December 2014: Bankruptcy and Restructuring Update

Bankruptcy Code Section 502(d): Getting Back to Basics. Traders in distressed debt face a myriad of questions and issues when acquiring claims against a company in distress. One common issue that traders should always ensure that they have checked off before proceeding with the consummation of a trade is the risk of disallowance of the claim under Bankruptcy Code section 502(d). 11 U.S.C. § 502(d).

Only “allowed” claims may share in distributions from a debtor’s estate. Section 502(d) provides for disallowance of claims where the creditor is in possession of property of the debtor’s estate or received transfers that are avoidable as preferences or fraudulent transfers. The section states that, unless the creditor returns the property of the debtor’s estate or otherwise pays the amount it is liable for, “the court shall disallow any claim of that entity.”

The issue for claims traders is this—if I buy a claim from an entity that has possession of a debtor’s property or is the recipient of an avoidable transfer, is my claim subject to disallowance under section 502(d) even if I have done nothing to trigger section 502(d)? A recent Third Circuit case, In re KB Toys, Inc., 736 F.3d 247 (3d Cir. 2013), suggests yes. In KB Toys, after the debtor filed for bankruptcy, a claims trader purchased several claims. Each claims trading document provided that if the claim was disallowed, the original claimant was obligated to pay restitution to the trader. As it turns out, each original claimant had received a payment within 90 days of the bankruptcy filing, and the debtor’s estate sued each original claimant to recover the preferential payment. Because each original claimant had gone out of business, the debtor’s estate obtained default judgments. The estate then objected to the trader’s claims under section 502(d), even though the trader itself had not received any avoidable transfers. The bankruptcy court sustained the objection, which the Third Circuit affirmed. The court interpreted the phrase “any claim of any entity” in a manner that focused on the claims, not the identity of the holder of the claim. “Because the statute focuses on claims—and not claimants—claims that are disallowable under § 502(d) must be disallowed no matter who holds them.” Id. at 252. The court also noted policy concerns—if the claim was not disallowed, the original claimant would profit by selling the claim and the estate would have less money available to distribute to holders of allowed claims (or a bigger claim pool that would dilute recoveries). And the court noted that the trader had accounted for the risks of disallowance in its trading documents. The final nail in the coffin for the claims trader was a definitive statement that claims transferees have no defense to a section 502(d) claim objection even if they took for value and in good faith. Id. at 255.
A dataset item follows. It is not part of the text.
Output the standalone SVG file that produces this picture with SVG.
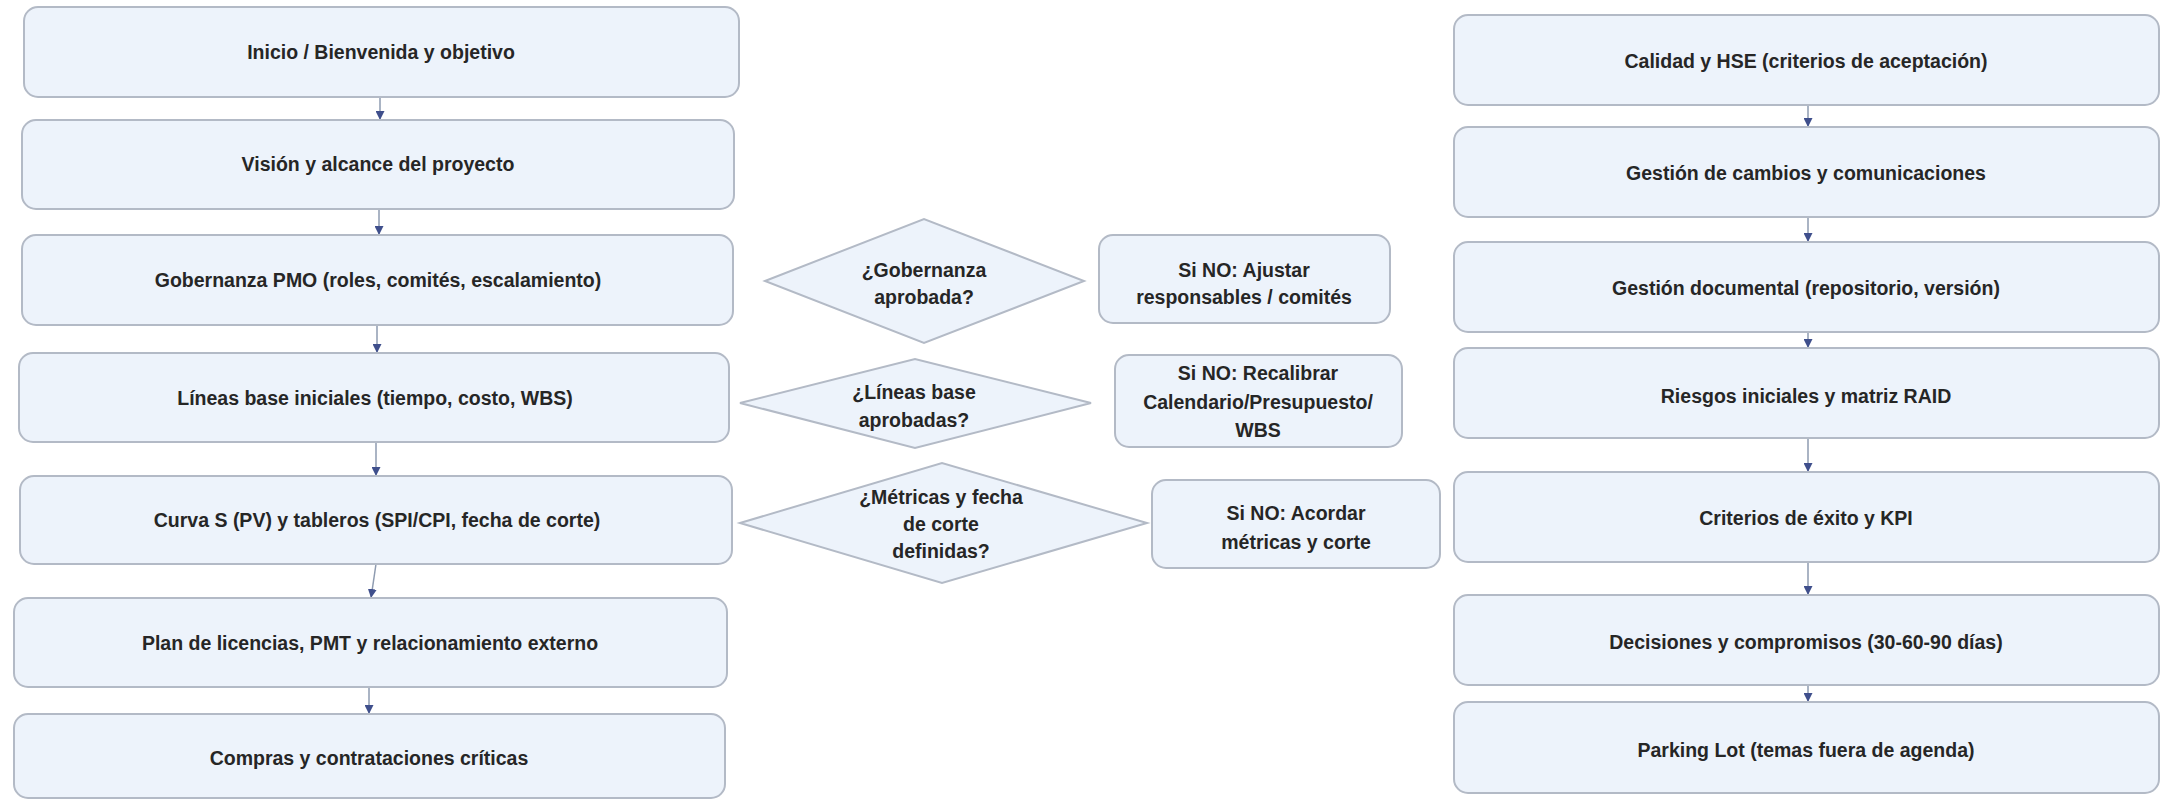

KB Toys is not surprising—over the last ten years bankruptcy courts have increasingly disallowed claims under section 502(d) where the claim had been in the hands of a party that had received an avoidable transfer. But KB Toys appears to be the first circuit-level case on the subject, and it leaves no wiggle room for claims traders. Indeed, the Third Circuit rejected the approach adopted by one judge in the Southern District of New York to distinguish between “assignments” of claims and “sales” of claims, Enron Corp. v. Avenue Special Situations Fund II, LP (In re Enron Corp.), 379 B.R. 425, 435-36 (S.D.N.Y. 2007). The Enron court had held that an “assignment” of a claim meant the claim could be disallowed under section 502(d), but that a “sale” of a claim may dictate a different result if the seller acquired the claim in good faith.

In light of KB Toys, claims traders will likely need to conduct more due diligence (thus increasing their costs and lowering purchase prices) to account for the risks of the claim sellers’ possible liability for avoidable transfers and the credit risk of the sellers to either satisfy an avoidable transfer judgment or provide compensation to the claims trader. When acquiring a claim that has not yet been allowed, a claims trader at least should consider:

●Has the seller been listed on the debtor’s schedules and statement of affairs as having received payments from the debtor within 90 days before bankruptcy, or otherwise identified as a potential litigation target?

●Is the trade a recourse/put-back trade or a non-recourse trade?

●What remedies are there for breaches of representations and warranties regarding claim allowance or non-receipt of avoidable transfers?

●Should a portion of the purchase price be escrowed pending claim allowance?

●Who defends (and has settlement authority over) an avoidance action brought by the estate?